En casa de mis padres nunca se habló de la guerra hasta que fuimos mayores y casi siempre de pasada. Lo más que llegaban a decir es "no sabéis lo que es una guerra". De hecho el episodio que antes he narrado, me lo contaron cuando ya era más que un adolescente. Mi padre tampoco hablaba nunca de la muerte de su hermano Paco en el frente de Oviedo y cuyo cadáver nunca apareció a los pies del Naranco de Bulnes, ni de lo que sabía, por su amistad con los Rosales sobre la muerte de García Lorca. Dos o tres años antes de morir, mi padre entró en un proceso de demencia senil y empezó a llamarme Paco. Yo no lograba saber el motivo de aquello, pero lo aceptaba, esperando una solución algún día. Y llegó ese día. Manolo Cascales, director a la sazón del Museo de Antequera, me llamó para contarme que estaba preparando el catálogo razonado de la obra del pintor antequerano José María Fernández, y que había encontrado una carta en la que hablaba de un retrato realizado, a pesar de su falta de inspiración y del cual estaba muy orgulloso, de alguien muerto en la guerra. Por los datos que me dio, comprendí que mi padre había perdido la cabeza, pero había recuperado a su hermano desaparecido.
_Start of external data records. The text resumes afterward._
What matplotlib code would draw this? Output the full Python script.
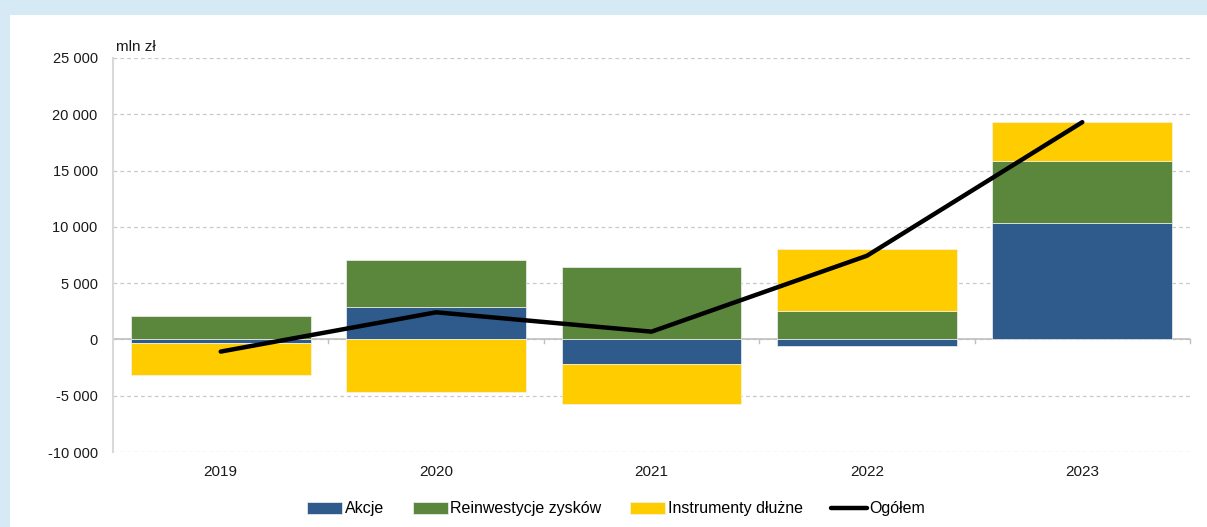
import matplotlib
matplotlib.use('Agg')
import matplotlib.pyplot as plt
from matplotlib.patches import Rectangle
from matplotlib.ticker import FuncFormatter

plt.rcParams['font.family'] = ['Liberation Sans', 'DejaVu Sans']

years = ['2019', '2020', '2021', '2022', '2023']
akcje = [-350, 2910, -2180, -550, 10320]
reinwestycje = [2040, 4150, 6440, 2560, 5510]
instrumenty = [-2780, -4660, -3550, 5450, 3460]
ogolem = [-1080, 2410, 690, 7430, 19300]

c_blue = '#2E5A8C'
c_green = '#5B873D'
c_yellow = '#FFCC00'

W, H = 1207, 527
fig = plt.figure(figsize=(W / 100, H / 100), dpi=100)
fig.patch.set_facecolor('#D6EAF5')
fig.patches.append(Rectangle((10 / W, 0), 1 - 10 / W, 1 - 15 / H,
                             transform=fig.transFigure, facecolor='white',
                             edgecolor='none', zorder=-5))

ax = fig.add_axes([113 / W, 1 - 452 / H, (1190 - 113) / W, (452 - 58) / H])
ax.set_facecolor('none')

x = list(range(len(years)))
width = 0.835

# stack positives upward and negatives downward from zero
pos = [0.0] * len(years)
neg = [0.0] * len(years)
for vals, col, lab in [(akcje, c_blue, 'Akcje'),
                       (reinwestycje, c_green, 'Reinwestycje zysków'),
                       (instrumenty, c_yellow, 'Instrumenty dłużne')]:
    bottoms = []
    for i, v in enumerate(vals):
        if v >= 0:
            bottoms.append(pos[i])
            pos[i] += v
        else:
            bottoms.append(neg[i])
            neg[i] += v
    ax.bar(x, vals, width, bottom=bottoms, color=col, label=lab,
           edgecolor='#F2F2F2', linewidth=0.5, zorder=3)

ax.plot(x, ogolem, color='black', linewidth=3.2, solid_capstyle='round',
        label='Ogółem', zorder=4)

ax.set_xlim(-0.5, len(years) - 0.5)
ax.set_ylim(-10000, 25000)
ax.set_yticks(range(-10000, 25001, 5000))
ax.yaxis.set_major_formatter(FuncFormatter(lambda v, p: f'{int(v):,}'.replace(',', ' ')))
ax.grid(axis='y', color='#C8C8C8', linestyle=(0, (3, 2.5)), linewidth=0.9, zorder=0)
ax.axhline(0, color='#BFBFBF', linewidth=1.2, zorder=2)

for s in ['top', 'right', 'bottom']:
    ax.spines[s].set_visible(False)
ax.spines['left'].set_color('#D9D9D9')
ax.spines['left'].set_linewidth(1.5)

ax.tick_params(axis='y', length=0, pad=11, labelsize=10.5, colors='#1A1A1A')
ax.set_xticks(x)
ax.set_xticklabels(years)
ax.tick_params(axis='x', length=0, pad=9, labelsize=11, colors='#1A1A1A')

# small tick marks on the zero line between categories
for b in [i + 0.5 for i in range(len(years))]:
    ax.plot([b, b], [0, -350], color='#BFBFBF', linewidth=1, zorder=2, clip_on=False)

ax.text(3 / (1190 - 113), 1.01, 'mln zł', transform=ax.transAxes, fontsize=11,
        ha='left', va='bottom', color='#1A1A1A')

handles, labels = ax.get_legend_handles_labels()
order = [1, 2, 3, 0]
fig.legend([handles[i] for i in order], [labels[i] for i in order],
           loc='center', bbox_to_anchor=(616 / W, 1 - 509 / H), ncol=4,
           frameon=False, fontsize=11.5, handlelength=2.2, handleheight=0.8,
           handletextpad=0.15, columnspacing=1.8)

fig.savefig('out.png', dpi=100)
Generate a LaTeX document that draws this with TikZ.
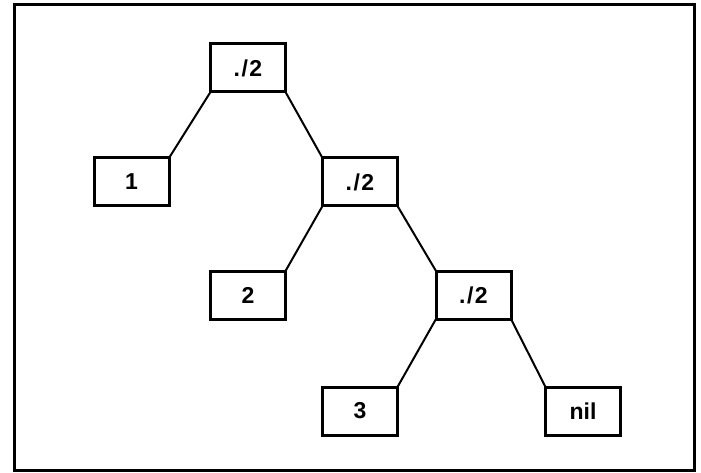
\documentclass[tikz,border=0pt]{standalone}
\usepackage{fontspec}
\setmainfont{Liberation Sans}
\begin{document}
\begin{tikzpicture}[
    x=1pt, y=-1pt,
    cell/.style={rectangle, draw, line width=3pt, minimum width=75pt, minimum height=48pt,
                 inner sep=0pt, outer sep=0pt, font=\fontsize{23}{26}\selectfont\bfseries},
    link/.style={line width=2pt}
]
\useasboundingbox (0,0) rectangle (701,473);
\draw[line width=3pt] (14,5) rectangle (694,470);

\node[cell] (top) at (248,68) {.\kern1.5pt/\kern1.5pt2};
\node[cell] (one) at (131.5,182) {1};
\node[cell] (mid) at (360,182) {.\kern1.5pt/\kern1.5pt2};
\node[cell] (two) at (248,295) {2};
\node[cell] (low) at (473.5,295) {.\kern1.5pt/\kern1.5pt2};
\node[cell] (three) at (360,411) {3};
\node[cell] (nil) at (583,411) {nil};

\draw[link] (top.south west) -- (one.north east);
\draw[link] (top.south east) -- (mid.north west);
\draw[link] (mid.south west) -- (two.north east);
\draw[link] (mid.south east) -- (low.north west);
\draw[link] (low.south west) -- (three.north east);
\draw[link] (low.south east) -- (nil.north west);
\end{tikzpicture}
\end{document}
Fui a la biblioteca a mirar el cuadro y comprobé el parecido entre mi tío y yo. Cuento esto en relación con la recuperación de la memoria histórica. Si vamos a recuperarla, tendremos que ser todos, no solo la mitad.

El paraíso ardió y el ángel de la muerte extendió sus alas sobre la pobre, indefensa, analfabeta y desgraciada población de Málaga. Las cenizas tardaron mucho tiempo en desaparecer. Más aún, porque la entrada de los vencedores, suponiendo que haya vencedores en una guerra entre compatriotas, no solo no ayudó a cerrar las heridas, sino todo lo contrario: al terror con el terror, al fuego con el fuego y al odio con el odio. Todo esto parecía, si no olvidado, si al menos, perdonado, pasada la página. Superado el invierno de nuestra desventura. Sepultadas las nubes de la tormenta en las hondas entrañas del océano. Algunos insensatos, muchos ignorantes, algún imbécil y, casi con toda seguridad, varios intencionadamente criminales intentan atizar los rescoldos de las cenizas, prender de nuevo el fuego del odio y reabrir las heridas. Si en el corazón de nuestra nación enferma y doliente sigue latiendo un último estertor, hay que decir ya, alto, claro y ahora, nunca más. No contéis con nosotros. Queremos seguir siendo libres y viviendo en paz. No volveremos a enfrentarnos nunca más.